In essence, the appeal presented two issues:

  1. In using staff attorneys to discharge their contractual duty to defend insureds against liability claims, are [Insurance Companies] engaging in the unauthorized practice of law?; and
  2. If not, must a staff attorney’s affiliation with an insurer be fully disclosed to the insured?

The court began its analysis by noting the American Bar Association Committee on Ethics and Professional Responsibility and the State Bar of Texas Committee on Interpretation of the Canons of Ethics have both concluded the use of staff attorneys was not unethical.  The court then reviewed its analysis from a 1944 opinion in Hexter Title & Abstract Co. v. Grievance Committee, 179 S.W.2d 946 (Tex. 1944), and applied three factors to be considered in determining whether a liability insurer is practicing law by using staff attorneys to defend claims against insureds. 

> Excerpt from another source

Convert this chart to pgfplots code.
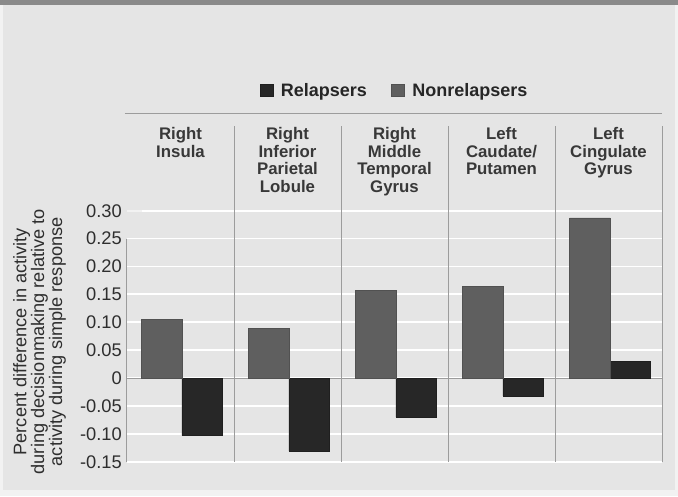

One factor is whether the company’s interest being served by the rendition of legal services is an existing interest or only a prospective interest.  A second factor is whether the company has a direct, substantial financial interest in the matter for which it provides legal services.  Most important, a third factor is whether the company’s interest is aligned with that of the person to whom the company is providing legal services.  Applying these factors, the high court concluded a liability insurer does not engage in the practice of law by providing staff attorneys to defend claims against insureds, provided that the insurer’s interests and the insured’s interests in the defense in the particular case at bar are “congruent.”  The court indicated the insurer’s interests are congruent with their insured’s interests when they are aligned in defeating the third party claim against the insured and there is no conflict of interest between the insurer and the insured.  The staff attorneys must, however, disclose their relationship (i.e. the identity of their employer) to the insured. 

It is important to note the high court did not hold that a conflict of interest existed automatically just because the liability insurer issued a reservation of rights or non-waiver agreement.  Instead, the court held such conflicts had to be addressed on a case-by-case basis.  The court did caution that the safer course of action was to only use staff counsel where there are no coverage issues raised by the claims against the insured.   

This decision will generate some confusion. For example, the court properly recognized that merely issuing a reservation of rights letter does not create an automatic conflict of interest between the insurer and insured.  The court, however, didn’t use this opinion to explain the factors or standards to evaluate and resolve such potential or alleged conflicts.  Of similar importance, some carriers have been defending UM/UIM value disputes in Texas with staff counsel.  Although not specifically addressed in Friday’s decision, a disputed UM/UIM claim would seem to involve non-congruent interests and would presumably no longer be appropriate for handling by staff counsel in Texas.

After Friday's decision by the Texas Supreme Court, North Carolina and Kentucky remain the only two states whose supreme courts have adopted a per se ban on the use of staff counsel to represent policyholders.